Doug Hoekstra is a Chicago-bred, Nashville-based creative whose poems, performances, songs, and stories, have crisscrossed the globe in publications and playlists, stages and setlists, his eight CDs and three books earning Independent Publisher Award, Pushcart Prize, Nashville Music Award, and Independent Music Award nominations, as well as a legion of friends and fans.

His new album, The Day Deserved will be released on April 29, 2021, via Drop Autumn Records, to be followed by a new short story collection Ten Seconds In-Between (Better than Starbucks Press) in June 2021.

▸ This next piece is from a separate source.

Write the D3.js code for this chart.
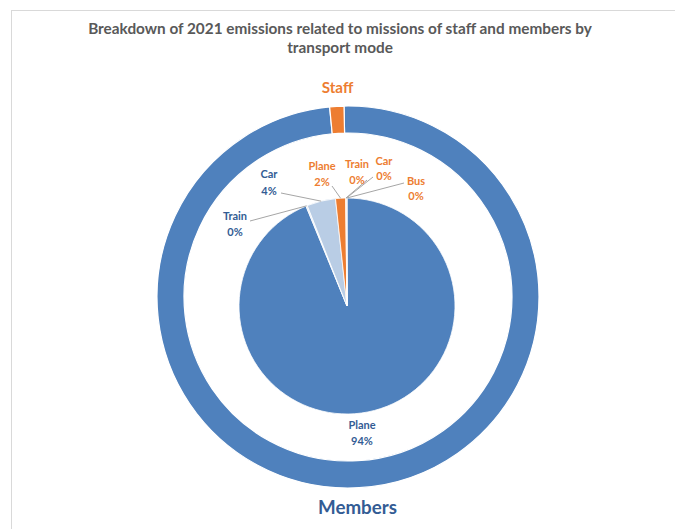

The Day Deserved, is Hoekstra's first album in over a decade, marking a stellar return to form and then some. Musically, the songs are diverse and deviate far from the typical singer-songwriter fare, with a nod to the likes of Cohen, Velvets, Kinks, and other folks Hoekstra tends to get compared to. All were fully demoed to explore arrangement ideas, but flowed from core band sessions, coalescing into a mix of the tight and the orchestral, reflecting rock, folk, and reggae touches, colors of everything from gypsy fiddle ("Seaside Town" a tale of a disenfranchised artist) to reggae roots melodica ("Carry Me," an ode to fatherhood and connectedness). Lyrically the tunes are character-based, but reflective of the day and the times.

Other highlights include the expansive build of "Higher Ground" (haunting guitars underscoring the viewpoint of an elderly man seeing his homeland disappear), the soul-inspired "Wintertime," (layers of history, race, and music), the cello-driven "Unseen Undetected" (alternate tales of an immigrant and an intolerant, both heretofore hidden), and the funky noir fight the power groove of "Gandy Dancer" with its playful round-robin vocals and honking saxophone.